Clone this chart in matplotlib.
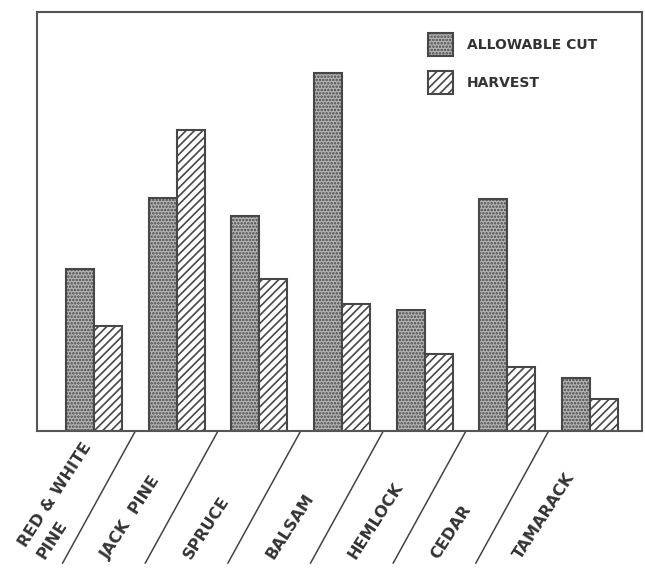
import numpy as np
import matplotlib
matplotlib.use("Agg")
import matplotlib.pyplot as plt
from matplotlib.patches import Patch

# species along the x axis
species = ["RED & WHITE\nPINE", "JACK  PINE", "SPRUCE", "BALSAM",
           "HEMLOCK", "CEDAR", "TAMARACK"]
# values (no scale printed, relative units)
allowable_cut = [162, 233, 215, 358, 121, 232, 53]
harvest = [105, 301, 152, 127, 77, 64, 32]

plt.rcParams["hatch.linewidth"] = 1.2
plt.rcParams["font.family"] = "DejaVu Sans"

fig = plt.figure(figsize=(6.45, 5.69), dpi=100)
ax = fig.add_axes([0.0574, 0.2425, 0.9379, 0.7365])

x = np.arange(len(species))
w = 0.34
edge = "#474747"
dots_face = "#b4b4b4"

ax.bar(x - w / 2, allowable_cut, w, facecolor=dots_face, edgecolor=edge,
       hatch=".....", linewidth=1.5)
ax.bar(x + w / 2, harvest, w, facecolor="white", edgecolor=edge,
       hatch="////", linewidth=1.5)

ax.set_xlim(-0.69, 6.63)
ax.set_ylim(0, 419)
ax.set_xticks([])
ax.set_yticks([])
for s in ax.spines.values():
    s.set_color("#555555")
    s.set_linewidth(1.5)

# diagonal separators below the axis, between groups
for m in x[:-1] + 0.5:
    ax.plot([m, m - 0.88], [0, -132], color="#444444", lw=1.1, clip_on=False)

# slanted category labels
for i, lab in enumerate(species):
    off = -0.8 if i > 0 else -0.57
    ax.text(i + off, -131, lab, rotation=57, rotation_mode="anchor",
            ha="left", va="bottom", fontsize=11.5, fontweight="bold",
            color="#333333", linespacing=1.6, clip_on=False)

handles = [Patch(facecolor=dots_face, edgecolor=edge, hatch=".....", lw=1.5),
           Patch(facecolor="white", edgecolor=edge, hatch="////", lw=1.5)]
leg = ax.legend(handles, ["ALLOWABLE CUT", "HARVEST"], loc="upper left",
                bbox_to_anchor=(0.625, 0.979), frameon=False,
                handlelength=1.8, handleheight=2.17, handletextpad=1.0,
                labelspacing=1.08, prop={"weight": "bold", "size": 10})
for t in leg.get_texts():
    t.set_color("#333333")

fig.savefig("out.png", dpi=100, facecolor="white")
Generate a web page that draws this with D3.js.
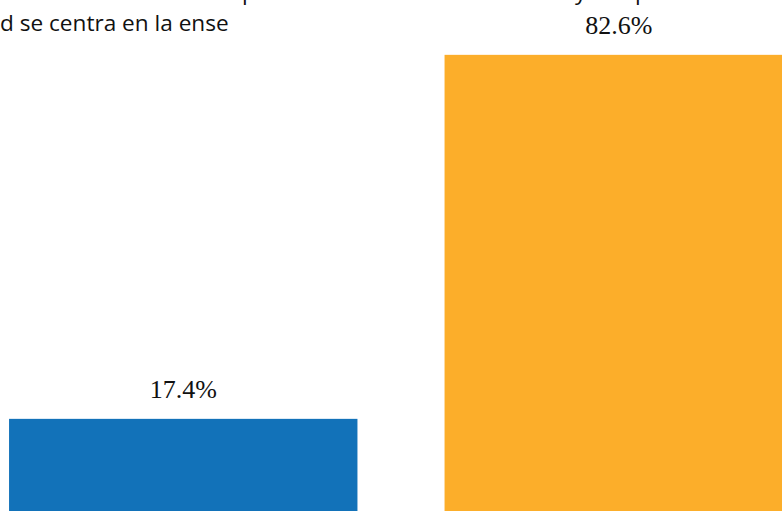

______

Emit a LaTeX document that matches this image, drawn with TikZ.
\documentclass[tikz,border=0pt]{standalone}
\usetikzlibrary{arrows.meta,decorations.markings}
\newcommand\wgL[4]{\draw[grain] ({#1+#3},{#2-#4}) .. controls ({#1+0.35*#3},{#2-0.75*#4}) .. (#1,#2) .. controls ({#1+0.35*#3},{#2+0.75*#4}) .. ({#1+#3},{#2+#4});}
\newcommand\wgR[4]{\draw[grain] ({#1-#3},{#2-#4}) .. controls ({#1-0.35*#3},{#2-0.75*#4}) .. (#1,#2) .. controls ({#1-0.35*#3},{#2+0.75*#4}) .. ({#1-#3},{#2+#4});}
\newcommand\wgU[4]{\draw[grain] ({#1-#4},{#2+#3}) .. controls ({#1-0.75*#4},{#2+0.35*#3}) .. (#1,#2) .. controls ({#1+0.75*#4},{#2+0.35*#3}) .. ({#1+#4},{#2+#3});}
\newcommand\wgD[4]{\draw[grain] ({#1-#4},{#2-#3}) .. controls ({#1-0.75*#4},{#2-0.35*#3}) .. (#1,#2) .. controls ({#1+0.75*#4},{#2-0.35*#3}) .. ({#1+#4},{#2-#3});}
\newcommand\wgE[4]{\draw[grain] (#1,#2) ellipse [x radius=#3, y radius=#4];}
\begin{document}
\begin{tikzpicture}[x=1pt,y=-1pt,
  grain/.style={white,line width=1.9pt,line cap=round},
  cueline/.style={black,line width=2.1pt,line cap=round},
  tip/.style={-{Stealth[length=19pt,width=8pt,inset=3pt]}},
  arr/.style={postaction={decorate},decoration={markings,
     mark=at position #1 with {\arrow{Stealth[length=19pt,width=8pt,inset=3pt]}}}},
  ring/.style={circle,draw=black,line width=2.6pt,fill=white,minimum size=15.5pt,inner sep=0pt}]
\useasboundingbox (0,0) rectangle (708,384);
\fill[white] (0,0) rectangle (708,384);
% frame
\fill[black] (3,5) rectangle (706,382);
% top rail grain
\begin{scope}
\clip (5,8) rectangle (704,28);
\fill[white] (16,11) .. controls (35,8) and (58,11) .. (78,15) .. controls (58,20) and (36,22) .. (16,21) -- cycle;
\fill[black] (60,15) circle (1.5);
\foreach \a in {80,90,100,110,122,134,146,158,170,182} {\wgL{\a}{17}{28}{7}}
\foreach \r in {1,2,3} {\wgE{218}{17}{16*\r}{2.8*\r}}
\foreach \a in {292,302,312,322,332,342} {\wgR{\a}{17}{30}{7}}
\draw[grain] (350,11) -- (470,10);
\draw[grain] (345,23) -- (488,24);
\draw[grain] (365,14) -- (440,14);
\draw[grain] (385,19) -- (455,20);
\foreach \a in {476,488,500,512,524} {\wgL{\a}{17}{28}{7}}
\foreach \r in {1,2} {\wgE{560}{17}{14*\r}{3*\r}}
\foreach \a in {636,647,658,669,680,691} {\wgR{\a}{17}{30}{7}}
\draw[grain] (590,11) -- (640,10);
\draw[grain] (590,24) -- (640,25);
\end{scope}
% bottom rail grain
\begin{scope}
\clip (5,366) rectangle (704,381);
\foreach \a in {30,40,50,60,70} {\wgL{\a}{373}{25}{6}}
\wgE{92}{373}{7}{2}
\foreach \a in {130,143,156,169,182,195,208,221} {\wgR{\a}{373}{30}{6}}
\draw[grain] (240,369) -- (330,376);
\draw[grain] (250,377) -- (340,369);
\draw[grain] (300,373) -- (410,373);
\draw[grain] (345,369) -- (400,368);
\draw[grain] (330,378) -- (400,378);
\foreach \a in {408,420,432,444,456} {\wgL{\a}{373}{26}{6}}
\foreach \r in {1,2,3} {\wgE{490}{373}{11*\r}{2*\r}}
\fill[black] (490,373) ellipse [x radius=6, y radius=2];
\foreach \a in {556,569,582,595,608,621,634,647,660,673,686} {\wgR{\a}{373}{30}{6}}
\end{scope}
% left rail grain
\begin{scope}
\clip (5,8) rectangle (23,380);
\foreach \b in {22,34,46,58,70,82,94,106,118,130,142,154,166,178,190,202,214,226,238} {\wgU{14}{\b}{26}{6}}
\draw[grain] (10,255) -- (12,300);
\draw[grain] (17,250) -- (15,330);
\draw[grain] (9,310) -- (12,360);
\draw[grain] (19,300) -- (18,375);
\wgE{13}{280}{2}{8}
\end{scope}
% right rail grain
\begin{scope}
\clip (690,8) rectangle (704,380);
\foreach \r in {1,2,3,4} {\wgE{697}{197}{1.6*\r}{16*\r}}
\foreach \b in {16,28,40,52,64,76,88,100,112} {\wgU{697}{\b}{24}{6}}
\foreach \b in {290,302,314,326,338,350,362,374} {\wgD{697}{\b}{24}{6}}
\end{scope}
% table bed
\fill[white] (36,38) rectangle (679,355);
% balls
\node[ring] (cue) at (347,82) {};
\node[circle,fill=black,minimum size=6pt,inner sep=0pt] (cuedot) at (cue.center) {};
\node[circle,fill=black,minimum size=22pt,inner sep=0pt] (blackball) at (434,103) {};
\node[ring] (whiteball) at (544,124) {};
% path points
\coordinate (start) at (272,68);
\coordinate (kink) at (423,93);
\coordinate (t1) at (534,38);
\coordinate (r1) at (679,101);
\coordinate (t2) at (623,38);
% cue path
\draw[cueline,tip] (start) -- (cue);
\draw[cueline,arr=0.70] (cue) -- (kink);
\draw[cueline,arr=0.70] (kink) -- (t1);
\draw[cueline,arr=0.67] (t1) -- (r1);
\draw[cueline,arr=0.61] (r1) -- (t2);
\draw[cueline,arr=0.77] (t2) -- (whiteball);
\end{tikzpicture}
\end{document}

______

Nothing but the lines from the one with "Clone this chart in matplotlib." through the one with "Generate a web" is to be copied, exactly and ends included. Leave pictures out.

Clone this chart in matplotlib.
import numpy as np
import matplotlib
matplotlib.use("Agg")
import matplotlib.pyplot as plt
from matplotlib.patches import Patch

# species along the x axis
species = ["RED & WHITE\nPINE", "JACK  PINE", "SPRUCE", "BALSAM",
           "HEMLOCK", "CEDAR", "TAMARACK"]
# values (no scale printed, relative units)
allowable_cut = [162, 233, 215, 358, 121, 232, 53]
harvest = [105, 301, 152, 127, 77, 64, 32]

plt.rcParams["hatch.linewidth"] = 1.2
plt.rcParams["font.family"] = "DejaVu Sans"

fig = plt.figure(figsize=(6.45, 5.69), dpi=100)
ax = fig.add_axes([0.0574, 0.2425, 0.9379, 0.7365])

x = np.arange(len(species))
w = 0.34
edge = "#474747"
dots_face = "#b4b4b4"

ax.bar(x - w / 2, allowable_cut, w, facecolor=dots_face, edgecolor=edge,
       hatch=".....", linewidth=1.5)
ax.bar(x + w / 2, harvest, w, facecolor="white", edgecolor=edge,
       hatch="////", linewidth=1.5)

ax.set_xlim(-0.69, 6.63)
ax.set_ylim(0, 419)
ax.set_xticks([])
ax.set_yticks([])
for s in ax.spines.values():
    s.set_color("#555555")
    s.set_linewidth(1.5)

# diagonal separators below the axis, between groups
for m in x[:-1] + 0.5:
    ax.plot([m, m - 0.88], [0, -132], color="#444444", lw=1.1, clip_on=False)

# slanted category labels
for i, lab in enumerate(species):
    off = -0.8 if i > 0 else -0.57
    ax.text(i + off, -131, lab, rotation=57, rotation_mode="anchor",
            ha="left", va="bottom", fontsize=11.5, fontweight="bold",
            color="#333333", linespacing=1.6, clip_on=False)

handles = [Patch(facecolor=dots_face, edgecolor=edge, hatch=".....", lw=1.5),
           Patch(facecolor="white", edgecolor=edge, hatch="////", lw=1.5)]
leg = ax.legend(handles, ["ALLOWABLE CUT", "HARVEST"], loc="upper left",
                bbox_to_anchor=(0.625, 0.979), frameon=False,
                handlelength=1.8, handleheight=2.17, handletextpad=1.0,
                labelspacing=1.08, prop={"weight": "bold", "size": 10})
for t in leg.get_texts():
    t.set_color("#333333")

fig.savefig("out.png", dpi=100, facecolor="white")
Generate a web page that draws this with D3.js.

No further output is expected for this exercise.